# applied math seminar

### Event Description:

Title:

Conformal mapping, Hamiltonian methods and integrability for solving

the Euler equations

Abstract:

A time-dependent conformal transformation is used to address 2D

hydrodynamics of ideal fluid with free surface. A free surface is

mapped into the real line with fluid domain mapped into the lower

complex half-plane. The fluid dynamics is fully characterized by the

motion of complex singularities in the upper complex half-plane of

the conformal map and the complex velocity. Dynamical equations are

equivalently reformulated as the noncanonical Hamiltonian system

with nonlocal Poisson bracket. Infinite number of commuting

integrals of motion are found in conformal variables suggesting full

integrability of Euler equations with free surface because these

integrals are not Casimir invariants. The initially flat surface

with the pole in the complex velocity turns over arbitrary small

time into the branch cut connecting two square root branch points.

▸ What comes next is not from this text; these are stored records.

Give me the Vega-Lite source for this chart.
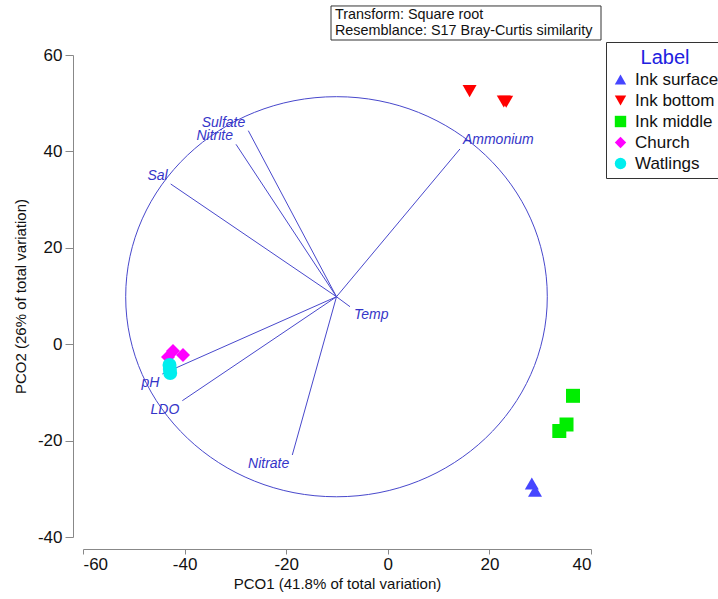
{
  "$schema": "https://vega.github.io/schema/vega-lite/v6.json",
  "width": 508,
  "height": 482,
  "autosize": {"type": "none"},
  "padding": {"left": 83, "top": 55, "right": 127, "bottom": 62},
  "background": "white",
  "config": {
    "view": {"stroke": null},
    "font": "Liberation Sans",
    "axis": {
      "grid": false,
      "domainColor": "#888888",
      "tickColor": "#888888",
      "labelFont": "Liberation Sans",
      "labelFontSize": 17,
      "labelColor": "#111111",
      "labelExpr": "toString(datum.value)",
      "titleFont": "Liberation Sans",
      "titleFontSize": 15,
      "titleFontWeight": "normal",
      "titleColor": "#111111"
    },
    "legend": {
      "strokeColor": "#333333",
      "fillColor": "white",
      "padding": 6,
      "titleFont": "Liberation Sans",
      "titleFontSize": 20,
      "titleFontWeight": "normal",
      "titleColor": "#2020e0",
      "titleAnchor": "middle",
      "titlePadding": 3,
      "labelFont": "Liberation Sans",
      "labelFontSize": 17,
      "labelColor": "#111111",
      "symbolSize": 130,
      "symbolStrokeWidth": 0,
      "rowPadding": 3,
      "labelOffset": 6
    }
  },
  "datasets": {
    "samples": [
      {"Label": "Ink surface", "x": 28.35, "y": -28.9},
      {"Label": "Ink surface", "x": 28.98, "y": -30.41},
      {"Label": "Ink bottom", "x": 16.1, "y": 52.5},
      {"Label": "Ink bottom", "x": 22.83, "y": 50.35},
      {"Label": "Ink bottom", "x": 23.3, "y": 50.3},
      {"Label": "Ink middle", "x": 36.46, "y": -10.71},
      {"Label": "Ink middle", "x": 35.18, "y": -16.66},
      {"Label": "Ink middle", "x": 33.76, "y": -18.01},
      {"Label": "Church", "x": -42.28, "y": -1.41},
      {"Label": "Church", "x": -40.31, "y": -2.24},
      {"Label": "Church", "x": -43.27, "y": -2.66},
      {"Label": "Watlings", "x": -42.97, "y": -4.32},
      {"Label": "Watlings", "x": -42.91, "y": -5.15},
      {"Label": "Watlings", "x": -42.83, "y": -5.98}
    ],
    "vectors": [
      {"var": "Sulfate", "x": -27.46, "y": 44.3},
      {"var": "Nitrite", "x": -29.88, "y": 41.47},
      {"var": "Sal", "x": -42.74, "y": 33.24},
      {"var": "Ammonium", "x": 14.2, "y": 40.5},
      {"var": "Temp", "x": -7.44, "y": 7.78},
      {"var": "pH", "x": -44.39, "y": -6.18},
      {"var": "LDO", "x": -40.45, "y": -11.72},
      {"var": "Nitrate", "x": -18.8, "y": -22.99}
    ],
    "origin": [{"x": -10.1, "y": 9.85}]
  },
  "layer": [
    {
      "data": {"name": "origin"},
      "mark": {
        "type": "point",
        "shape": "M -1 0 A 1 0.949 0 1 0 1 0 A 1 0.949 0 1 0 -1 0 Z",
        "size": 177747,
        "filled": false,
        "stroke": "#4848cc",
        "strokeWidth": 1,
        "opacity": 1
      },
      "encoding": {
        "x": {
          "field": "x", "type": "quantitative",
          "scale": {"domain": [-60, 40], "nice": false, "zero": false},
          "title": "PCO1 (41.8% of total variation)",
          "axis": {"values": [-60, -40, -20, 0, 20, 40], "offset": 12, "tickSize": 5, "labelPadding": 2, "titlePadding": 4}
        },
        "y": {
          "field": "y", "type": "quantitative",
          "scale": {"domain": [-40, 60], "nice": false, "zero": false},
          "title": "PCO2 (26% of total variation)",
          "axis": {"values": [-40, -20, 0, 20, 40, 60], "offset": 10, "tickSize": 8, "labelPadding": 3, "titlePadding": 9}
        }
      }
    },
    {
      "data": {"name": "vectors"},
      "mark": {"type": "rule", "stroke": "#4848cc", "strokeWidth": 1},
      "encoding": {
        "x": {"field": "x", "type": "quantitative", "title": "PCO1 (41.8% of total variation)"},
        "y": {"field": "y", "type": "quantitative", "title": "PCO2 (26% of total variation)"},
        "x2": {"datum": -10.1},
        "y2": {"datum": 9.85}
      }
    },
    {
      "data": {"name": "vectors"},
      "transform": [{"filter": "datum.x < -10.1 && datum.y > 9.85"}],
      "mark": {"type": "text", "align": "right", "baseline": "alphabetic", "dx": -3, "dy": -4, "font": "Liberation Sans", "fontSize": 14, "fontStyle": "italic", "color": "#3535c8"},
      "encoding": {
        "x": {"field": "x", "type": "quantitative", "title": "PCO1 (41.8% of total variation)"},
        "y": {"field": "y", "type": "quantitative", "title": "PCO2 (26% of total variation)"},
        "text": {"field": "var"}
      }
    },
    {
      "data": {"name": "vectors"},
      "transform": [{"filter": "datum.x < -10.1 && datum.y <= 9.85"}],
      "mark": {"type": "text", "align": "right", "baseline": "top", "dx": -3, "dy": 2, "font": "Liberation Sans", "fontSize": 14, "fontStyle": "italic", "color": "#3535c8"},
      "encoding": {
        "x": {"field": "x", "type": "quantitative", "title": "PCO1 (41.8% of total variation)"},
        "y": {"field": "y", "type": "quantitative", "title": "PCO2 (26% of total variation)"},
        "text": {"field": "var"}
      }
    },
    {
      "data": {"name": "vectors"},
      "transform": [{"filter": "datum.x >= -10.1 && datum.y > 9.85"}],
      "mark": {"type": "text", "align": "left", "baseline": "alphabetic", "dx": 3, "dy": -5, "font": "Liberation Sans", "fontSize": 14, "fontStyle": "italic", "color": "#3535c8"},
      "encoding": {
        "x": {"field": "x", "type": "quantitative", "title": "PCO1 (41.8% of total variation)"},
        "y": {"field": "y", "type": "quantitative", "title": "PCO2 (26% of total variation)"},
        "text": {"field": "var"}
      }
    },
    {
      "data": {"name": "vectors"},
      "transform": [{"filter": "datum.x >= -10.1 && datum.y <= 9.85"}],
      "mark": {"type": "text", "align": "left", "baseline": "top", "dx": 4, "dy": 1, "font": "Liberation Sans", "fontSize": 14, "fontStyle": "italic", "color": "#3535c8"},
      "encoding": {
        "x": {"field": "x", "type": "quantitative", "title": "PCO1 (41.8% of total variation)"},
        "y": {"field": "y", "type": "quantitative", "title": "PCO2 (26% of total variation)"},
        "text": {"field": "var"}
      }
    },
    {
      "data": {"name": "samples"},
      "mark": {"type": "point", "filled": true, "opacity": 1, "size": 196, "strokeWidth": 0},
      "encoding": {
        "x": {"field": "x", "type": "quantitative", "title": "PCO1 (41.8% of total variation)"},
        "y": {"field": "y", "type": "quantitative", "title": "PCO2 (26% of total variation)"},
        "color": {
          "field": "Label", "type": "nominal",
          "scale": {"domain": ["Ink surface", "Ink bottom", "Ink middle", "Church", "Watlings"], "range": ["#4646ff", "#ff0000", "#00ee00", "#ff00ff", "#00eeee"]},
          "legend": {"title": "Label", "orient": "none", "legendX": 523, "legendY": -13}
        },
        "shape": {
          "field": "Label", "type": "nominal",
          "scale": {"domain": ["Ink surface", "Ink bottom", "Ink middle", "Church", "Watlings"], "range": ["triangle-up", "triangle-down", "square", "diamond", "circle"]},
          "legend": {"title": "Label", "orient": "none", "legendX": 523, "legendY": -13}
        }
      }
    },
    {
      "data": {"values": [{"note": "annotation"}]},
      "mark": {"type": "rect", "fill": "white", "stroke": "#333333", "strokeWidth": 1},
      "encoding": {
        "x": {"datum": -11.18},
        "x2": {"datum": 41.97},
        "y": {"datum": 70.17},
        "y2": {"datum": 63.11}
      }
    },
    {
      "data": {"values": [{"note": "annotation"}]},
      "mark": {"type": "text", "align": "left", "baseline": "top", "dy": 1, "lineHeight": 16, "font": "Liberation Sans", "fontSize": 14.4, "color": "#111111", "text": ["Transform: Square root", "Resemblance: S17 Bray-Curtis similarity"]},
      "encoding": {
        "x": {"datum": -10.4},
        "y": {"datum": 70.0}
      }
    }
  ]
}
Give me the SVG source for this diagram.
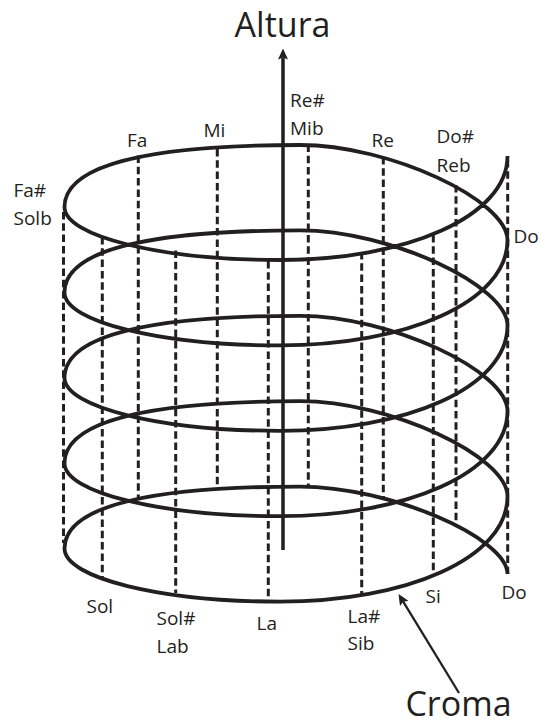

Without gravity one of these branch points approaches the fluid

surface with the approximate exponential law corresponding to the

formation of the fluid jet. The addition of gravity results in

wavebreaking in the form of plunging of the jet into the water

surface. The use of the additional conformal transformation to

resolve the dynamics near branch points allows to analyze

wavebreaking in details. The formation of multiple Crapper capillary

solutions is observed during overturning of the wave contributing to

the turbulence of surface wave. Another possible way for the

wavebreaking is the slow increase of Stokes wave amplitude through

nonlinear interactions until the limiting Stokes wave forms with

subsequent wavebreaking. For non-limiting Stokes wave the only

singularity in the physical sheet of Riemann surface is the

square-root branch point located. The corresponding branch cut

defines the second sheet of the Riemann surface if one crosses the

branch cut. The infinite number of pairs of square root

singularities is found corresponding to infinite number of

non-physical sheets of Riemann surface. Each pair belongs to its own

non-physical sheet of Riemann surface. Increase of the steepness of

the Stokes wave means that all these singularities simultaneously

approach the real line from different sheets of Riemann surface and

merge together forming 2/3 power law singularity of the limiting

Stokes wave. It is conjectured that non-limiting Stokes wave at the

leading order consists of the infinite product of nested square root

singularities which form the infinite number of sheets of Riemann

surface. The conjecture is also supported by high precision

simulations, where a quad (32 digits) and a variable precision (up

to 200 digits) were used to reliably recover the structure of square

root branch cuts in multiple sheets of Riemann surface.